Untuk masuk ke Local Autonomy
College ini bukan perkara mudah karena dlakukan seleksi ketat sehingga hanya
pegawai yang memang dianggap mampu yang mengikuti pendidikan ditempat ini.
Untuk mengetahui kesesuaian antara system pendidikan dan kebutuhan dilapangan,
lembaga ini punya dewan pendidikan yang berasal dari berbagai perguruan tinggi
terkemuka yang bertugas untuk menggodok system dan kurikulum yang diperlukan.

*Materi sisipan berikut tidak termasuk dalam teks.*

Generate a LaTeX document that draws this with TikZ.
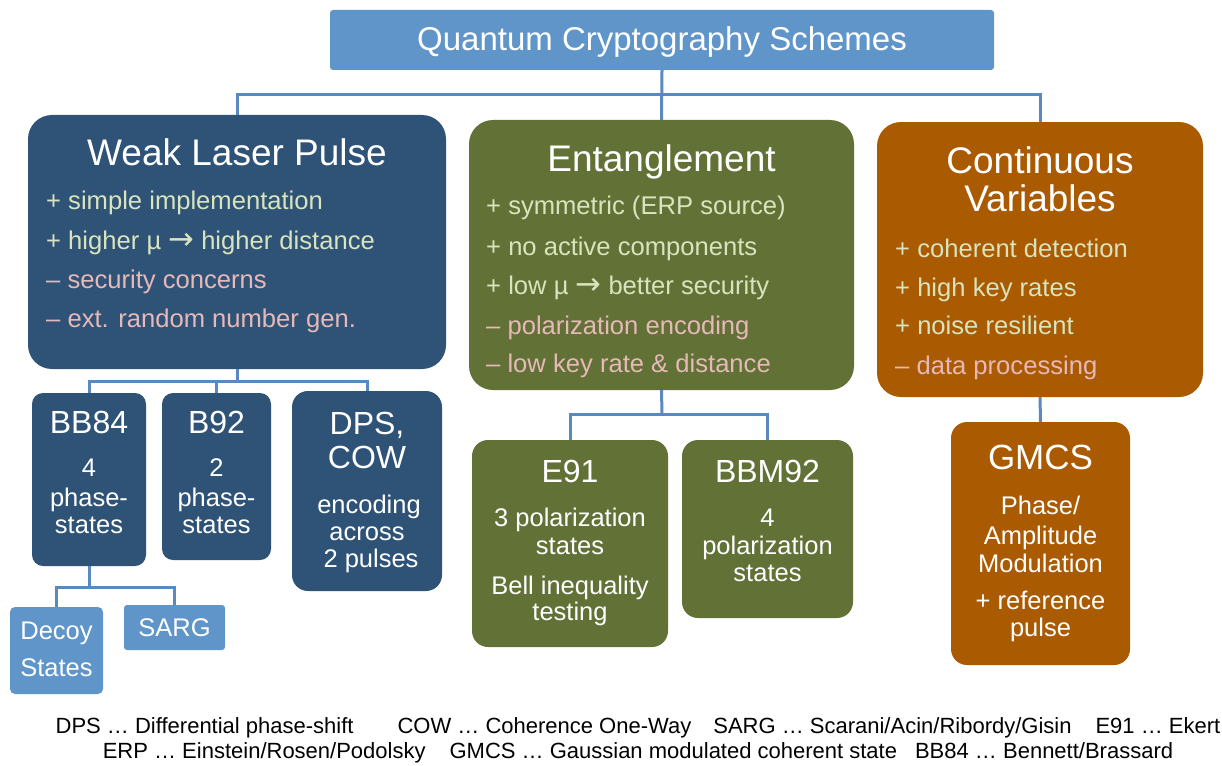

Sehingga banyak literature yang menyatakan bahwa PNS Jepang dekinal pintar,
unggul, bersih, jujur, memiliki loyalitas, dan dedikasi terhadap pekerjaan dan
bangga dengan pekerjaanya. Hal tersebut terbukti dengan minat masyarakat yang
begitu tinggi terhadap bidang pekerjaan pemerintahan dengan penghasilan yang
sama dengan pekerja diperusahaan. Sebagai ilustrasi, seorang sarjana yang
diterima sebagai PNS masa kerja 0 tahun akan mendapatkan gaji 180.000 yen atau
sekitar 14,5 juta. Gaji tersebut sama dengan haji yang diberikan oleh
perusahaan untuk kategori yang sama.
Local Autonomy Collage tidak hanya
memberikan jenis pembelajaran disiplin, hukum, ekonomi, administrasi public,
kebijakan public, dan keuangan daerah tetapi juga teori New Public Manajemen
(NPM), teori partisipasi masyarakat, dan metode manajemen resiko.